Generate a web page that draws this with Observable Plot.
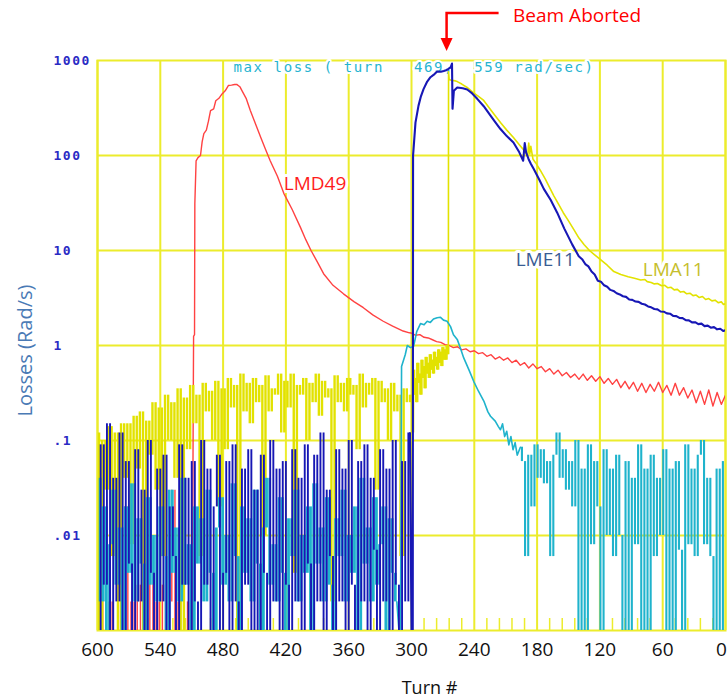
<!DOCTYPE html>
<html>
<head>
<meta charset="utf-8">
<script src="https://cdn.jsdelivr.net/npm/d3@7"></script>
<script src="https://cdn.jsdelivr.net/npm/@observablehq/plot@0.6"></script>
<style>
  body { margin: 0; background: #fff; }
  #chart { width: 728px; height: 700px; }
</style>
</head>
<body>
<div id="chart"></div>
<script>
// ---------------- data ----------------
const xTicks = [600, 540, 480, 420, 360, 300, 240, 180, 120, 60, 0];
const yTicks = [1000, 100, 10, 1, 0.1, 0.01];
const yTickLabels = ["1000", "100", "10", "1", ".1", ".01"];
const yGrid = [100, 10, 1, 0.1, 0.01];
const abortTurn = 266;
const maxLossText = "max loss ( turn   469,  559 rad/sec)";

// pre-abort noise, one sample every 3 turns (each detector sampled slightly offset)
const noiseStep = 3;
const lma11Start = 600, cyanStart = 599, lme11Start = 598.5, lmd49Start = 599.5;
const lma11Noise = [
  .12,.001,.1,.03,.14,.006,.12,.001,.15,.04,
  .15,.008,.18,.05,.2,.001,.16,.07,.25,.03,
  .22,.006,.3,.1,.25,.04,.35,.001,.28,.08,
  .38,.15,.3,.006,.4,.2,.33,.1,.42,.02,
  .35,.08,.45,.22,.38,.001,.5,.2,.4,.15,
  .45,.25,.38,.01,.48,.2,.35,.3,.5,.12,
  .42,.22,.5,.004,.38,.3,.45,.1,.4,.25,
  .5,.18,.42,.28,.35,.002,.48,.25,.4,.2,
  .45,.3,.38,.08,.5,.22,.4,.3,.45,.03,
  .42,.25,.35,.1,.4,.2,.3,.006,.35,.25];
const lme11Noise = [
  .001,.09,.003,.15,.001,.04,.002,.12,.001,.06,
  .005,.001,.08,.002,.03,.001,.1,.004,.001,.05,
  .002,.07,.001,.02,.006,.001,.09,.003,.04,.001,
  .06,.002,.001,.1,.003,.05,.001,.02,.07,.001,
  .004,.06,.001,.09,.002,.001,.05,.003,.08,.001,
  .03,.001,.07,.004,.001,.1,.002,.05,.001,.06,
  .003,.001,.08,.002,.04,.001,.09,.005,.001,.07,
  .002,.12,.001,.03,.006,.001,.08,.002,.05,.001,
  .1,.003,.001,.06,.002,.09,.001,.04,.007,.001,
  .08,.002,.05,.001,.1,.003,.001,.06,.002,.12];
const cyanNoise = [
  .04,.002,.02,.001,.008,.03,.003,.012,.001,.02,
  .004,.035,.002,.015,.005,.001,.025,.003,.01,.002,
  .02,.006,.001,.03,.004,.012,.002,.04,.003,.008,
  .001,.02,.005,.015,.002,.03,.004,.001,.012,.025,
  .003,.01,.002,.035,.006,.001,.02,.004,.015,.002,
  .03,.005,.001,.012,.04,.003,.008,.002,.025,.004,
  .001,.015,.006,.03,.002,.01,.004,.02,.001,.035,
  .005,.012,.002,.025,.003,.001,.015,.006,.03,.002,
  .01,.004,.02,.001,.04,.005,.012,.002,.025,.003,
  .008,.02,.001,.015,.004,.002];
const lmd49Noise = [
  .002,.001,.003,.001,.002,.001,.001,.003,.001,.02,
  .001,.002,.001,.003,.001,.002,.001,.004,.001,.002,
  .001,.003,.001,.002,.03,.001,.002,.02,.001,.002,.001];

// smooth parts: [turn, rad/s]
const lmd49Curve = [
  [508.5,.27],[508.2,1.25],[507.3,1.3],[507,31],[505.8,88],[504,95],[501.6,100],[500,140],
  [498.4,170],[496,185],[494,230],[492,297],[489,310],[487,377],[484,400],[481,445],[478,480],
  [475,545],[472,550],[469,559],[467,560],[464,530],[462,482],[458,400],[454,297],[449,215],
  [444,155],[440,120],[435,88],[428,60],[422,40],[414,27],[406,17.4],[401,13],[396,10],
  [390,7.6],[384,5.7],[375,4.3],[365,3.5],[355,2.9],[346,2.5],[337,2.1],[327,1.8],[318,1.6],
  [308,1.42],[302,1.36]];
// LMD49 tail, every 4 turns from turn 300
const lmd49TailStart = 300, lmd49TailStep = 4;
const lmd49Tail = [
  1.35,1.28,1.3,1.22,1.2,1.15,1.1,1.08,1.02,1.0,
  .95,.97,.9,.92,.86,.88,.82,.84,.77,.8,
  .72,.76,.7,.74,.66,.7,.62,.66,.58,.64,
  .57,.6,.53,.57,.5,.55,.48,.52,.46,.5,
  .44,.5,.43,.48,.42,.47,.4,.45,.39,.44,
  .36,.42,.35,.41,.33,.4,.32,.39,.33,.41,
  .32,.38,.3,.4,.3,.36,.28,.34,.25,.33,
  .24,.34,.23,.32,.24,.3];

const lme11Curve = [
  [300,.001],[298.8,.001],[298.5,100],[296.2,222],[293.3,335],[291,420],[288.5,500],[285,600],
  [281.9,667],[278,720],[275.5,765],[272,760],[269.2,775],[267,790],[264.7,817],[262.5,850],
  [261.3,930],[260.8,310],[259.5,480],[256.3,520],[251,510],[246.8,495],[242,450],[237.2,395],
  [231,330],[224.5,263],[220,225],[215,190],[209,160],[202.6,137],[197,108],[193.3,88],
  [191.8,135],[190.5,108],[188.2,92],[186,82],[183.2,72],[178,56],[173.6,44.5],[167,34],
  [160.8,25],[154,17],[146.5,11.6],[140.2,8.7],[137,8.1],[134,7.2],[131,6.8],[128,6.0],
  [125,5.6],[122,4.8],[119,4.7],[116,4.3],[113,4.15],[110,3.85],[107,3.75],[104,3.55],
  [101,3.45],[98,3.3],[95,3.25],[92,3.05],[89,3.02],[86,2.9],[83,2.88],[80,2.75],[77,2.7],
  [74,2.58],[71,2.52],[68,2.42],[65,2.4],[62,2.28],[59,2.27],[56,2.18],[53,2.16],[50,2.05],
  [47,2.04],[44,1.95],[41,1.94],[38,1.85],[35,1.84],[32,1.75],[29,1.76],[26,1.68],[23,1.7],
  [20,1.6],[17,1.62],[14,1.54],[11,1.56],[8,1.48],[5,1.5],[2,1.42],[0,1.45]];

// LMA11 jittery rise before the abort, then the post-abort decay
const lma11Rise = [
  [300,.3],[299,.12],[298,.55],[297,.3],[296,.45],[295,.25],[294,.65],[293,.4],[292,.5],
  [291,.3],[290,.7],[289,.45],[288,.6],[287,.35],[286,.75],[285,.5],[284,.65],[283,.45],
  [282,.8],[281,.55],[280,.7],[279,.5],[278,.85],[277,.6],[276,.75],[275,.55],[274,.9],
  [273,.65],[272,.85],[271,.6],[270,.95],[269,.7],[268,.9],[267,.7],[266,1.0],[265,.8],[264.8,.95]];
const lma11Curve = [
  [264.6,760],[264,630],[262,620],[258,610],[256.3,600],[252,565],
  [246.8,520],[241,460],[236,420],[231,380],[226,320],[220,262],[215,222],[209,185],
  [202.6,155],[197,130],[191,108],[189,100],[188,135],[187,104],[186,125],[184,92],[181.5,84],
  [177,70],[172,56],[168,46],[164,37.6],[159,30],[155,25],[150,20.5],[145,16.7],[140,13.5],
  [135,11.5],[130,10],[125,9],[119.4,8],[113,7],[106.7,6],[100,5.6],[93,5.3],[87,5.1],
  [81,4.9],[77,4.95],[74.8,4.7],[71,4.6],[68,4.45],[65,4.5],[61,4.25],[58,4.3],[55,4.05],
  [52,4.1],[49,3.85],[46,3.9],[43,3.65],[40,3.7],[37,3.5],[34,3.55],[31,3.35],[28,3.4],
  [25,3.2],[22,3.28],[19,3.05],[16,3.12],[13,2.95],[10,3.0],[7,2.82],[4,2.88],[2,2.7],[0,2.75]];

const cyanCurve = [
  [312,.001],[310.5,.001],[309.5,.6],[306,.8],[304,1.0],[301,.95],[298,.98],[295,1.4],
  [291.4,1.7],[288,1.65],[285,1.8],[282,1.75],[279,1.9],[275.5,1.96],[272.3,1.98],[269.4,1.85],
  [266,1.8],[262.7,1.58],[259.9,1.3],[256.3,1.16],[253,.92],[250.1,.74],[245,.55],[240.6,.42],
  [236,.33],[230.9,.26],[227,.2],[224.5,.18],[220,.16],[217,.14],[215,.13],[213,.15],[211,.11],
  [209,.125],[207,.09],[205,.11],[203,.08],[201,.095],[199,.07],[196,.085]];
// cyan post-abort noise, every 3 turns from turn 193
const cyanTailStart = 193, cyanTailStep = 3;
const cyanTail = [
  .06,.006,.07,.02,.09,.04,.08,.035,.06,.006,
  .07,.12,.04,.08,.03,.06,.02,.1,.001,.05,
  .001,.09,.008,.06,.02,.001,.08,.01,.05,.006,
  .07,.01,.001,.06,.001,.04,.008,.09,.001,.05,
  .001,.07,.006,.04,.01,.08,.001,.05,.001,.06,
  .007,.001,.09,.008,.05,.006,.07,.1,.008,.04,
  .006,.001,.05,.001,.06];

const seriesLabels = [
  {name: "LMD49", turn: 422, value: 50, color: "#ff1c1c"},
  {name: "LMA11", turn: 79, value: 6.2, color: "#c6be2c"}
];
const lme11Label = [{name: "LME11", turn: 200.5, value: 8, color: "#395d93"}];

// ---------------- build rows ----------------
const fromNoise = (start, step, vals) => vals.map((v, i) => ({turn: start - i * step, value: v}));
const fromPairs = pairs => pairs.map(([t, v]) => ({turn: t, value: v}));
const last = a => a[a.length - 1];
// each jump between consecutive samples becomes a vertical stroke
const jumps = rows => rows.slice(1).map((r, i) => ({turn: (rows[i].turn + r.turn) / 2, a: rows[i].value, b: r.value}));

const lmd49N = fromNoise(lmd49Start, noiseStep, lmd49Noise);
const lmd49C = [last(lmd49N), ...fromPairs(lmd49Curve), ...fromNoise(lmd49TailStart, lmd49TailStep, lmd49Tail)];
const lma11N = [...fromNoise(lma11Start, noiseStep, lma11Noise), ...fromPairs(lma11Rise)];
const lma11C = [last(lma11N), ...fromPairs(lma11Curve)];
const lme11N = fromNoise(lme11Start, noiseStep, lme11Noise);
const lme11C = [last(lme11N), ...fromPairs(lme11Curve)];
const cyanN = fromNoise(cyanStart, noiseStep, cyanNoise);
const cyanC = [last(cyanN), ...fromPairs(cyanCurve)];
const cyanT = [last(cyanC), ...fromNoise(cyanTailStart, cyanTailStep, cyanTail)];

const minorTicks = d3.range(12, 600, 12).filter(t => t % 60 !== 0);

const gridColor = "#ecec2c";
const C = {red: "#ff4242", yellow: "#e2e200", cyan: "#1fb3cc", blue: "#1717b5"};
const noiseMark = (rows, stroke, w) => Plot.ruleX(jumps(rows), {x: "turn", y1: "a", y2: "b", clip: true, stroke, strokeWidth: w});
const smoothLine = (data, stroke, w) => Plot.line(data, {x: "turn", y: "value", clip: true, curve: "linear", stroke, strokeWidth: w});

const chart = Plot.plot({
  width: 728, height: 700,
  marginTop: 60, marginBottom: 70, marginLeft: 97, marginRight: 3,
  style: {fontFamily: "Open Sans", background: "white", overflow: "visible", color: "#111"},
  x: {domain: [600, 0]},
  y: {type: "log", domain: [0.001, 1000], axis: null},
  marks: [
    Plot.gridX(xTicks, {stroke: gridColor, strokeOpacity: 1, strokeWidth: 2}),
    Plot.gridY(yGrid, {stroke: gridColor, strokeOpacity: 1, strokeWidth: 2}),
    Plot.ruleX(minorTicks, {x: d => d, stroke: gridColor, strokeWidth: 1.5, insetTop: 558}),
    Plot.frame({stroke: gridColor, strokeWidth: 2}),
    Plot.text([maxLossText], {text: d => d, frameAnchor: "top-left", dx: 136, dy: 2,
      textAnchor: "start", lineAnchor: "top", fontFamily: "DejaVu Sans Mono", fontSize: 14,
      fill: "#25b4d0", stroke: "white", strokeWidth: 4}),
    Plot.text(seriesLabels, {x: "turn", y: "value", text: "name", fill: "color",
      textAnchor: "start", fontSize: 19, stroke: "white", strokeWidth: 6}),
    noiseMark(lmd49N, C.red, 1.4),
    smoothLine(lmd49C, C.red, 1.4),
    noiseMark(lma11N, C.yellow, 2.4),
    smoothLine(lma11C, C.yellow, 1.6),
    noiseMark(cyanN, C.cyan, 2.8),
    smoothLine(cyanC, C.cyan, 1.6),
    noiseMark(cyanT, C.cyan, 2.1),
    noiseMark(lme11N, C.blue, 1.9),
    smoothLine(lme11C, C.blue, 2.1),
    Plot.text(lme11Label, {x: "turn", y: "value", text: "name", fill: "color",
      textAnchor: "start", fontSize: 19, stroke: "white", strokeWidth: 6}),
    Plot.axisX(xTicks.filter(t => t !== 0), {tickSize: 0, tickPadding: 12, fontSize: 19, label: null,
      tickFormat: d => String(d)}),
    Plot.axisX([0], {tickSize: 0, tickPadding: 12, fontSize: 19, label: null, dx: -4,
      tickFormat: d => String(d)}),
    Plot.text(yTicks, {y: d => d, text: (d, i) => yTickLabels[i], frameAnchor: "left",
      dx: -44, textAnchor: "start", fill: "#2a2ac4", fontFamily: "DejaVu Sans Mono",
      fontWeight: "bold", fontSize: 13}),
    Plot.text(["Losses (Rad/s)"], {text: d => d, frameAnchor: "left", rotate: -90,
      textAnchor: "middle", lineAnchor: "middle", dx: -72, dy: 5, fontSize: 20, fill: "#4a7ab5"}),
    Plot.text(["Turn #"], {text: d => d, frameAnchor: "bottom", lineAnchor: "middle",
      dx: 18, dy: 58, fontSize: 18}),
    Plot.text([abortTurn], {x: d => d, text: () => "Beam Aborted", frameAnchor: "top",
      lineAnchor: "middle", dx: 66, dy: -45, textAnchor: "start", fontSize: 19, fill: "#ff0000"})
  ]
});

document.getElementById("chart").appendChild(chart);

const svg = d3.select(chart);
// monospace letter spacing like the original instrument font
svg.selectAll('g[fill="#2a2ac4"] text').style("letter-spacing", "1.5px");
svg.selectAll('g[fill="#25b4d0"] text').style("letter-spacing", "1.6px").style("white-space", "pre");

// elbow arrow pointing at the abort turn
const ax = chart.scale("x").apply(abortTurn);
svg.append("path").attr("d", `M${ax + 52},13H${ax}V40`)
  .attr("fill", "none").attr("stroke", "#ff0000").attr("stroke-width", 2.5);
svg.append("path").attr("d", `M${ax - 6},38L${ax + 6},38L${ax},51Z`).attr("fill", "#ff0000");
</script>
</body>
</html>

━━━

→ **GOAL**
Exactly restate the lines from the beginning of the data through the line with "loss ( turn", and no others, keeping pictures out.

→ **RESULT FOR THIS EXERCISE**
Generate a web page that draws this with Observable Plot.
<!DOCTYPE html>
<html>
<head>
<meta charset="utf-8">
<script src="https://cdn.jsdelivr.net/npm/d3@7"></script>
<script src="https://cdn.jsdelivr.net/npm/@observablehq/plot@0.6"></script>
<style>
  body { margin: 0; background: #fff; }
  #chart { width: 728px; height: 700px; }
</style>
</head>
<body>
<div id="chart"></div>
<script>
// ---------------- data ----------------
const xTicks = [600, 540, 480, 420, 360, 300, 240, 180, 120, 60, 0];
const yTicks = [1000, 100, 10, 1, 0.1, 0.01];
const yTickLabels = ["1000", "100", "10", "1", ".1", ".01"];
const yGrid = [100, 10, 1, 0.1, 0.01];
const abortTurn = 266;
const maxLossText = "max loss ( turn   469,  559 rad/sec)";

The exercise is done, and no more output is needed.